The study also found that generator total revenues fell with increasing renewable penetration (as noted above, spot prices decreased). But, the total revenues for nonrenewables fell at a steeper rate for two reasons -- they generated less energy and spot prices fell. There were two other particularly interesting outcomes presented. The first concerned the cost of unserved energy and the important role that demand response could play in mitigating this problem. The second was that the role that hydro, and especially pumped storage hydro (as well as other large scale storage), could play is less than commonly believed.
Researchers found that higher wind penetration also resulted in greater amounts of unserved energy, due largely to over-forecasting of the wind. But, discounting the wind forecast has the effect of driving spot prices down because you're carrying more gas, resulting in less unserved energy. Thus, there was a very high cost to reducing the unserved energy by discounting the wind forecast. It was found to be far more cost effective to get the load to be responsive rather have the system make up the shortfall to the extent that a couple of thousand MW of interruptible load was found to be cost effective.
Lastly, we discussed the operational impacts of increasing renewable penetration on hydro operation. Hydro needed to be scheduled in response to the wind forecast while increasing wind penetration also increased the variation in hydro scheduling. There was found to be a large operating cost increase if you did not shift hydro commitments in response to the wind forecast -- obviously hydro has the flexibility to move while wind does not.
With regard to pumped hydro, it was found that if you have it, the system will use it, but there was no incentive to add more. This seemed counter to the conventional wisdom so much of the ensuing discussion focused on this topic. The researchers reported that increasing pumped storage increased overall costs. As you increased renewable penetration, the storage ran more. As you forced the storage to run more, it drove costs up. It was found that, even with 30 percent wind penetration, the WestConnect footprint has sufficient pumped storage and no more is needed. Exploring this further, the group concluded that the pumped hydro may be more useful in a smaller footprint. In a larger area, it was preferable to use the system as storage. As part of this discussion, one participant from Ireland noted that studies on their system demonstrated a similar result and that pumped storage was not needed until renewable penetration reached as high as 50 percent. There, it was found that the capacity cost of pumped hydro displaced other capacity costs. But, it only provides capacity if you fill it. Thus, you need to reach the higher wind penetration levels before the pumped storage pays out.
So ended a valuable update to this important research initiative. The day concluded with some discussion of next steps and areas of focus as the project moves forward.
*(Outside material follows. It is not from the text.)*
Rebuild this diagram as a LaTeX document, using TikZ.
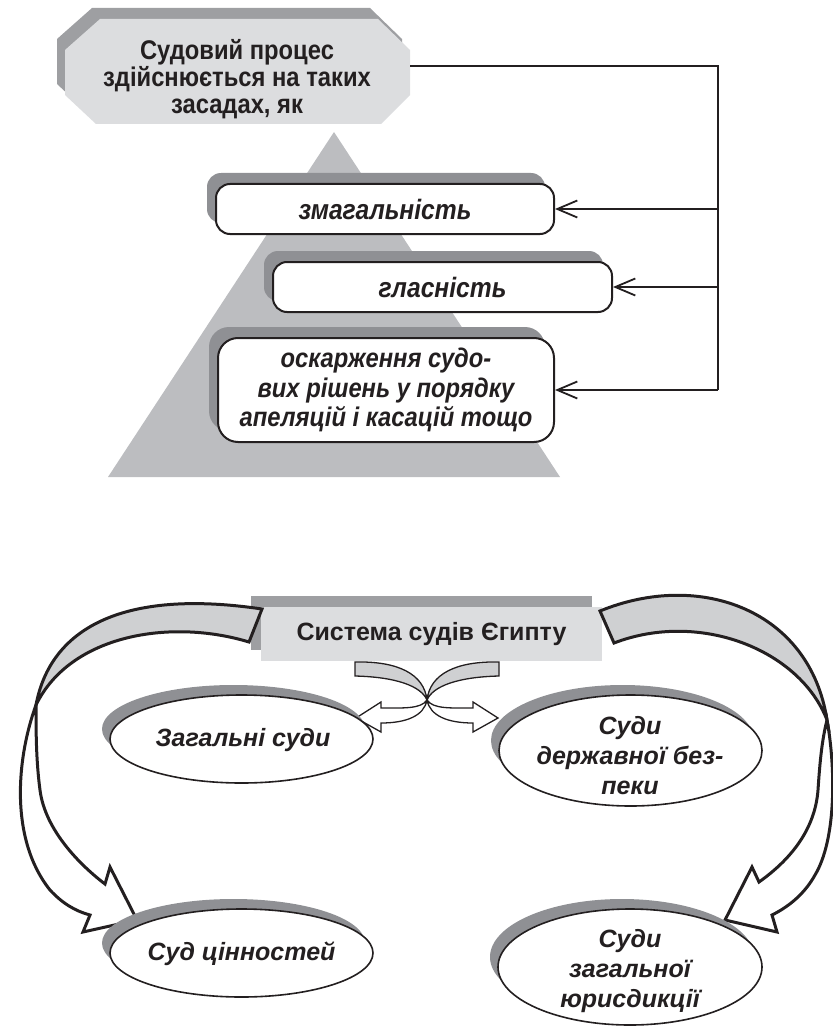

One shortcoming, as noted earlier, is the dearth of solar data. To model increasing photovoltaic penetration, the project needs more one-minute PV data. Presently, the only one-minute PV data available to the project is from the 4 MW Springerville project in Arizona. Though there are two larger PV projects currently in operation -- notably Nellis AFB and Alamosa, CO -- this data is apparently not being made available to this study. Why?